Durante la Edad
Media existía una costumbre de lo más curiosa en torno a los peregrinos que
regresaban de sus andanzas ya hubieran venido de Tierra Santa, Compostela o
Roma. Cuando estas personas entraban en una aldea o ciudad, una de las primeras
cosas que hacía era dirigirse a la plaza principal o al atrio de una iglesia y
comenzar a contar a todos lo que le había ocurrido en su andar y cuáles eran
las maravillas que había presenciado.
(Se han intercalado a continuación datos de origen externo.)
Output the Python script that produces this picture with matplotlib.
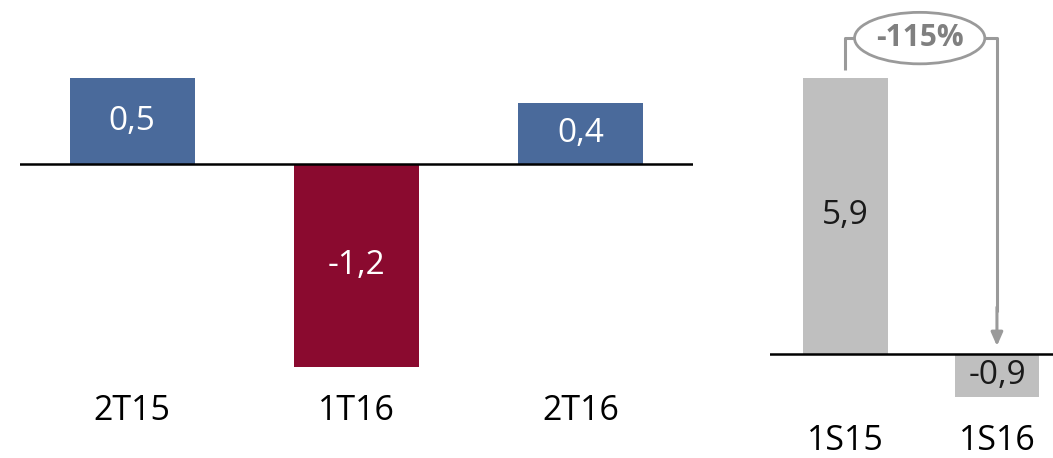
import matplotlib
matplotlib.use("Agg")
import matplotlib.pyplot as plt
from matplotlib.patches import Ellipse

# ---- data ----
q_labels = ["2T15", "1T16", "2T16"]
q_values = [0.5, -1.18, 0.352]
q_colors = ["#4A6A9B", "#8A0A2F", "#4A6A9B"]

s_labels = ["1S15", "1S16"]
s_values = [5.9, -0.92]
s_color = "#BFBFBF"
change_label = "-115%"

W, H = 1053, 458
FONT = "Open Sans"

def fmt(v):
    return f"{v:.1f}".replace(".", ",")

fig = plt.figure(figsize=(W / 100, H / 100), dpi=100)

def px_axes(x0, x1):
    return fig.add_axes([x0 / W, 0, (x1 - x0) / W, 1])

# ---- left panel ----
axL = px_axes(20, 693)
axL.set_xlim(-0.5, 2.5)
scaleL = 172.0
baseL = 164
axL.set_ylim(-(H - baseL) / scaleL, baseL / scaleL)
axL.axis("off")
xs = range(len(q_values))
axL.bar(xs, q_values, width=0.558, color=q_colors, zorder=2)
axL.axhline(0, color="black", lw=1.8, zorder=3)
for x, v in zip(xs, q_values):
    axL.text(x, v / 2, fmt(v), ha="center", va="center", color="white",
             fontsize=24, family=FONT)
for x, lab in zip(xs, q_labels):
    axL.text(x, -(411 - baseL) / scaleL, lab, ha="center", va="center",
             color="black", fontsize=24.5, family=FONT)

# ---- right panel ----
axR = px_axes(770, 1053)
axR.set_xlim(-0.498, 1.37)
scaleR = 46.8
baseR = 354
axR.set_ylim(-(H - baseR) / scaleR, baseR / scaleR)
axR.axis("off")
xr = range(len(s_values))
axR.bar(xr, s_values, width=0.56, color=s_color, zorder=2)
axR.axhline(0, color="black", lw=1.8, zorder=3)
for x, v in zip(xr, s_values):
    axR.text(x, v / 2, fmt(v), ha="center", va="center", color="#1A1A1A",
             fontsize=24, family=FONT)
for x, lab in zip(xr, s_labels):
    axR.text(x, -(441 - baseR) / scaleR, lab, ha="center", va="center",
             color="black", fontsize=24.5, family=FONT)

# bracket annotation
gc = "#9A9A9A"
yb = s_values[0] + 0.85
ystart = s_values[0] + 0.17
ex, ew, eh = 0.49, 0.86, 1.1
axR.plot([0, 0, ex - ew / 2], [ystart, yb, yb], color=gc, lw=2.2, solid_capstyle="butt")
axR.plot([ex + ew / 2, 1, 1], [yb, yb, 0.9], color=gc, lw=2.2, solid_capstyle="butt")
axR.annotate("", xy=(1, 0.17), xytext=(1, 1.0),
             arrowprops=dict(arrowstyle="-|>,head_length=0.8,head_width=0.35",
                             color=gc, lw=2.2, shrinkA=0, shrinkB=0))
axR.add_patch(Ellipse((ex, yb), ew, eh, facecolor="white", edgecolor=gc, lw=2, zorder=4))
axR.text(ex, yb, change_label, ha="center", va="center", color="#808080",
         fontsize=21.5, fontweight="bold", family=FONT, zorder=5)

fig.savefig("out.png", dpi=100)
Ahora podemos pensar que lo normal es que
mucha gente ignorara el discurso del peregrino y siguiera su camino, pero no
era así, ya que en aquellos tiempos existía una ley que obligaba a cualquier
persona que estuviera cerca a quedarse allí a escucharle por obligación hasta
que terminara lo que tuviera que decir.
A pesar de ello
también se daba el caso de aldeanos que pasaban de largo porque tenían tareas más
importantes que atender. Cuando esto pasaba el peregrino tenía la potestad de
apelar al obispo de la zona para que identificara a las personas que no
quisieron oírle y cobrarles una multa. Y ahora nos preguntamos ¿qué se hacía
con el dinero de la multa? ¿se la daban al peregrino? Pues no, con ese dinero
se contrataba a otras personas para que escucharan las historias que éste tenía
que contar y de esta manera poder irse satisfecho del lugar.